Direktur Eksekutif WALHI Sultra juga menyebut, bahwa hak guna bangunan (HGB) pabrik seluas 66,24 hektare termaksud mes dan kendaraan, aset lainnya yakni tanah pelepasan kawasan hutan kurang lebih 12.600 hektare yang di dalamnya terdapat lahan Floting seluas 1.300 hektare yang terletak di Desa Motaha, Puao, Teteasa, Lamooso dan Sandarsi Jaya. Akan tetapi dalam lampiran aset, bahwa lahan Flooting 1.300 hektare bukan bagian dari aset PT SMB.

“Tahun 2009, Didick Miftahuddin selaku pemegang kuasa PT SMB menjual lahan Flooting 1.300 hektare kepada PT MS, padahal dokumen tersebut tidak bisa dipakai karna cacat hukum. Sementara PPJB atau perjanjian jual beli antara pihak Didik Miftahuddin dengan PT MS pada 10 November 2009 tidak memiliki Akta Jual Beli (AJB),” jelas Andi Rahman.

Andi Rahman bilang, bahwa Didick Miftahuddin diduga telah melakukan rekayasa dokumen untuk memuluskan proses akuisisi dari PT SMB ke PT MS. Sebab, yang diberi kuasa dari Pengadilan Niaga Jakarta Pusat untuk menjual adalah Kurator Doma Hutapea.

“Tahun 2018, PT MS melakukan aktivitas pengolahan perkebunan mulai dari kegiatan pembukaan lahan skala besar serta melakukan penanaman, tanpa memiliki Izin Usaha Perkebunan (IUP). Mulai dari IUP Budidaya dan Hak Guna Usaha (HGU) sesuai yang telah diatur dalam Undang-undang Perkebunan Nomor 39 Tahun 2014 Juncto Putusan MK Nomor 138 Tahun 2015,” ucapnya.

Meskipun perusahaan tersebut diduga tidak memiliki izin perkebunan atau izin budidaya dan HGU, tetapi PT MS begitu leluasa melakukan aktivitas pembukaan lahan dan penanaman, bahkan beberapa lahan dan tanaman produktif masyarakat lokal menjadi korban penggusuran perusahaan tersebut.

Berdasarkan hasil investigasi dan temuan mereka di lokasi, ada sekitar 3.503,48 hektare lahan dan hutan yang berhasil diolah secara illegal oleh pihak perusahaan, dengan rincian, areal emplasement 67,00 hektare. Di dalam areal sudah ditanam tebu dan infrastruktur seluas 974,86 hektare. Sementara areal cadangan atau okupasi 992.72 hektare, areal renc LC ditanami kelapa sawit 823,76 hektare, areal renc tanaman singkong dan jagung seluas 645,14 hektare.

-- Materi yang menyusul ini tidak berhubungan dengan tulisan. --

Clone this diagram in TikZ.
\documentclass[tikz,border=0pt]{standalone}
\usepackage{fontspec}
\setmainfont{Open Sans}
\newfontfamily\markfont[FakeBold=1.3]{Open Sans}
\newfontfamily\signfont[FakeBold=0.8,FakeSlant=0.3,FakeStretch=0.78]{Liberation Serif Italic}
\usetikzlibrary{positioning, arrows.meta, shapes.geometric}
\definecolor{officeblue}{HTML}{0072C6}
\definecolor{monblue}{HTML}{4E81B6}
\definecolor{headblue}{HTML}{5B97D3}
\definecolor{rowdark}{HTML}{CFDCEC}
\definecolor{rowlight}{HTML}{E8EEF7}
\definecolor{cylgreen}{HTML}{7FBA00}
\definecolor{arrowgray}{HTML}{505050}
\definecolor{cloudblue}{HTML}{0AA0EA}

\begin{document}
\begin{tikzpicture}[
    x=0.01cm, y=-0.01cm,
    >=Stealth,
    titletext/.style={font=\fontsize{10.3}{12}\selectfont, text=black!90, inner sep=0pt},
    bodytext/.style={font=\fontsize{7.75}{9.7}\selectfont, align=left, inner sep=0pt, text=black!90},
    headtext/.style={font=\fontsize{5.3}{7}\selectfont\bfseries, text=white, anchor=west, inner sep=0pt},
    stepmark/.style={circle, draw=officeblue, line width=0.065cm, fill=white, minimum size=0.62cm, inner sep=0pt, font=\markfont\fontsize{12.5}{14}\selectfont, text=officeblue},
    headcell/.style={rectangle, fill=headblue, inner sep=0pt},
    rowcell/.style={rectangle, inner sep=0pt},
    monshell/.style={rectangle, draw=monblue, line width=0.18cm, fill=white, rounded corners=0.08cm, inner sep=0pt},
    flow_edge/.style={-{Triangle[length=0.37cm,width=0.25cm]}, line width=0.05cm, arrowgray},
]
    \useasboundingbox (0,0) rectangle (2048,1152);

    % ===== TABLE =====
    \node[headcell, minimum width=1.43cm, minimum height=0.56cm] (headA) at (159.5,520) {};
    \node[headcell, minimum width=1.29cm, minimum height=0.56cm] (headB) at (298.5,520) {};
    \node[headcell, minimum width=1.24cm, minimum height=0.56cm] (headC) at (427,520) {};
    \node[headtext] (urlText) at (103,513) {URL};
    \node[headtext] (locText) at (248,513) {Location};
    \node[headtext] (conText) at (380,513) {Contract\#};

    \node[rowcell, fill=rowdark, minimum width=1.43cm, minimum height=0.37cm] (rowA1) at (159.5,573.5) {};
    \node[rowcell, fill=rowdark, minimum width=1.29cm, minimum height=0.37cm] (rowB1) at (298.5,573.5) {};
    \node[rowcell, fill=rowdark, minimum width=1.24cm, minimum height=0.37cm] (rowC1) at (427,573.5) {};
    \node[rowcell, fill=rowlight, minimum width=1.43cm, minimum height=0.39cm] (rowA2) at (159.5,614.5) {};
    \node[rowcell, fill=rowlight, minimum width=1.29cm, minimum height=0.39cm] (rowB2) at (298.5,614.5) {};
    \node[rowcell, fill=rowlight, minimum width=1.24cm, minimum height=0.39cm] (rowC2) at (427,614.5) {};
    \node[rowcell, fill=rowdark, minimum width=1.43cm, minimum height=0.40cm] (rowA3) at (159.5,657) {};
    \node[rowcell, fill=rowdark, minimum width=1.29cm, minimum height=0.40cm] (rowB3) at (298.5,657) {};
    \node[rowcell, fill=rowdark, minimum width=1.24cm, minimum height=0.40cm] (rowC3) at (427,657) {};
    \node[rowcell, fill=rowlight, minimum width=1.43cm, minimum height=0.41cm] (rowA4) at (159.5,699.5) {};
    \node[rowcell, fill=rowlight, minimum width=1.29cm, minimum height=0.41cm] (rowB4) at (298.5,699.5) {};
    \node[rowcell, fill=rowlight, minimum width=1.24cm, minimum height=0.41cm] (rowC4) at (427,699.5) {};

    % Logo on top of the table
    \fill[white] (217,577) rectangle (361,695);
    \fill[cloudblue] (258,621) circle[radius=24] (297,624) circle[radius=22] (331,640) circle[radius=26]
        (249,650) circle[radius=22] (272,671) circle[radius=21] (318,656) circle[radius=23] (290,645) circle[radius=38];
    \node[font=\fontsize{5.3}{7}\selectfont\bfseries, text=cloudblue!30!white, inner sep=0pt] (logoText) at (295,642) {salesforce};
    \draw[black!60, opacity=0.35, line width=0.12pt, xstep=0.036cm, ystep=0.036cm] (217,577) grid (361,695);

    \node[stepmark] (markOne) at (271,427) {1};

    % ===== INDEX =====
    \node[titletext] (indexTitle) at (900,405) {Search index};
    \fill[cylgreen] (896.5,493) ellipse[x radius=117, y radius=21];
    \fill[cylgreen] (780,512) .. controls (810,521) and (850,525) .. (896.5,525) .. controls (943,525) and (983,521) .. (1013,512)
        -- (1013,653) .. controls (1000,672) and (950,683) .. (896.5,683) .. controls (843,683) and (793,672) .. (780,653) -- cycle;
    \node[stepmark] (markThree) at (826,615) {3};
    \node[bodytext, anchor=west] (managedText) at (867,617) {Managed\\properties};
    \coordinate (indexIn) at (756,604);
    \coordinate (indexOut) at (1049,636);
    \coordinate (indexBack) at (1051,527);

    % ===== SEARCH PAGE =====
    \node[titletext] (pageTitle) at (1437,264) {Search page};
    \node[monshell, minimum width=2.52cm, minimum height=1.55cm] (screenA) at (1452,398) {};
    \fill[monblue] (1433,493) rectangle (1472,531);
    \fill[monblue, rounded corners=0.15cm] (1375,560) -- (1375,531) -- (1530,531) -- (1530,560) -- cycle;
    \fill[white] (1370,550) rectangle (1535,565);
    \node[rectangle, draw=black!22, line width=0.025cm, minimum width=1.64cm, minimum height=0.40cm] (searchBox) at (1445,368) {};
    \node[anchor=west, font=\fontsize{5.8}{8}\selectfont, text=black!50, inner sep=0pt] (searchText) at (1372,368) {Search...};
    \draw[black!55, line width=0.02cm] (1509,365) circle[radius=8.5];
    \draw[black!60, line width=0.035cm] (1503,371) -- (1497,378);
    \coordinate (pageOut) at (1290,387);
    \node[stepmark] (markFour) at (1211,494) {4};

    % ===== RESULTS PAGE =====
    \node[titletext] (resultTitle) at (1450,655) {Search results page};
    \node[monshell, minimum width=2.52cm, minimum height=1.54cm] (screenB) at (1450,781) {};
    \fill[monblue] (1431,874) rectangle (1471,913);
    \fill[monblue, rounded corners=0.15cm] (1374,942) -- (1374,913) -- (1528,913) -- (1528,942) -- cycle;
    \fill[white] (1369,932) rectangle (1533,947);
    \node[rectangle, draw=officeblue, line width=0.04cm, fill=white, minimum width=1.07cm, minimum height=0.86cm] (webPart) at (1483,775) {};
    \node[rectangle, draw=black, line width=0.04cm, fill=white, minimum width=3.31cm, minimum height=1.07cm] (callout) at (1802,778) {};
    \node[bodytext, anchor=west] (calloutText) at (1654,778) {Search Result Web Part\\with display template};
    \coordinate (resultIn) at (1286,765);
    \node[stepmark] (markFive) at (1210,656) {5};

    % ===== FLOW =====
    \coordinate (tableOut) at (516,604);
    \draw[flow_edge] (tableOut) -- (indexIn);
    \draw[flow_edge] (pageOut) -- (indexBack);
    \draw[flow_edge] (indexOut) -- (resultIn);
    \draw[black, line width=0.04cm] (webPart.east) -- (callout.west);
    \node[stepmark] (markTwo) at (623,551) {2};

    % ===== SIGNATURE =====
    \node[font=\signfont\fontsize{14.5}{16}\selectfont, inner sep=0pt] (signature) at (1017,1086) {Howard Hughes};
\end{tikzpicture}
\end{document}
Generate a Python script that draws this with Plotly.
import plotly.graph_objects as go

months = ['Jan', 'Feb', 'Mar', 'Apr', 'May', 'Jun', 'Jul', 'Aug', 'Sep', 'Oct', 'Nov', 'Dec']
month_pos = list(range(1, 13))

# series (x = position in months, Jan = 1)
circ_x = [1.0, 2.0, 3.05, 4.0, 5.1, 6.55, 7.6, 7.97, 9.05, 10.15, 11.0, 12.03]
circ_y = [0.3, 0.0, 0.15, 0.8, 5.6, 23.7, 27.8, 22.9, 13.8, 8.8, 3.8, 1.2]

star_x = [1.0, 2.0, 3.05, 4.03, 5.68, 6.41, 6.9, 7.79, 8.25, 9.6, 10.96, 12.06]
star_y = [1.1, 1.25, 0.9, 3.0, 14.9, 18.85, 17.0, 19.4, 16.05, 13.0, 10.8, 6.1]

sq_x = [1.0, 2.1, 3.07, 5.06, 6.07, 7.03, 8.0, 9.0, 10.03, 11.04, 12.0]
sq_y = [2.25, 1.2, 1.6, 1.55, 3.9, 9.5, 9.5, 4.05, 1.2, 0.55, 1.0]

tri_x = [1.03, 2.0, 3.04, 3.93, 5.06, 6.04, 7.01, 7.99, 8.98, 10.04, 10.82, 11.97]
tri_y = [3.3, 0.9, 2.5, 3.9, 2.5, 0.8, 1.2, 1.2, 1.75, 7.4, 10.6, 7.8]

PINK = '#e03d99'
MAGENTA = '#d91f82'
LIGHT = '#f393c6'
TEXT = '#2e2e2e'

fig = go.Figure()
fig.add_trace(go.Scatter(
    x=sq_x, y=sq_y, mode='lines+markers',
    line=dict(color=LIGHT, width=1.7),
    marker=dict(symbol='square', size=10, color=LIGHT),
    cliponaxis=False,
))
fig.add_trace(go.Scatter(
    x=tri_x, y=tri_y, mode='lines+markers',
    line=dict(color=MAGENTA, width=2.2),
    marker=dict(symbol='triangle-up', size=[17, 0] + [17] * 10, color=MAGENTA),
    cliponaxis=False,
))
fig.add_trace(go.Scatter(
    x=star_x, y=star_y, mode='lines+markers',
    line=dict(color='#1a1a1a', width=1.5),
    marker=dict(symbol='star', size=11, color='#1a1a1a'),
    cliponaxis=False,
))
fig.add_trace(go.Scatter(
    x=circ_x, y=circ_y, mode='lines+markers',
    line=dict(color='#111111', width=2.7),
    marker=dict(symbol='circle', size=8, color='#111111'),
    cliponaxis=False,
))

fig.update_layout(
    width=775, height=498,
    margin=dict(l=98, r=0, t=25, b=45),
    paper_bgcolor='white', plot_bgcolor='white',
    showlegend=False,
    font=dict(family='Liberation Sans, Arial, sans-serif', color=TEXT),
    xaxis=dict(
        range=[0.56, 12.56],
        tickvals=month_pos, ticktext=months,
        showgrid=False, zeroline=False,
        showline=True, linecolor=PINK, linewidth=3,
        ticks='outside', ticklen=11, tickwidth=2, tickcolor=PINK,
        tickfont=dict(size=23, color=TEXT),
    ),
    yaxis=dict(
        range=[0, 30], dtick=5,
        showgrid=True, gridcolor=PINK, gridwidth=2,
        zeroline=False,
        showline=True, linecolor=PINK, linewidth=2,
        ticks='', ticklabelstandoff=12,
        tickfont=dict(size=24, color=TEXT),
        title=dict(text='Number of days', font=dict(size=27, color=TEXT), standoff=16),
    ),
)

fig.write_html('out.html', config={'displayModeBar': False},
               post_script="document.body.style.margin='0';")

“Sejak Tahun 2022-2023, terdapat 30 orang petani yang dikriminalisasi dan telah dilaporkan di Polres Konsel oleh PT Marketindo Selaras,” ujar Andi Rahman.

Sementara, Manajer Operasional PT Marketindo Selaras, Didik Muftahudin saat dikonfirmasi via pesan dan panggilan telephone belum memberikan tanggapan hingga berita ini diterbitkan.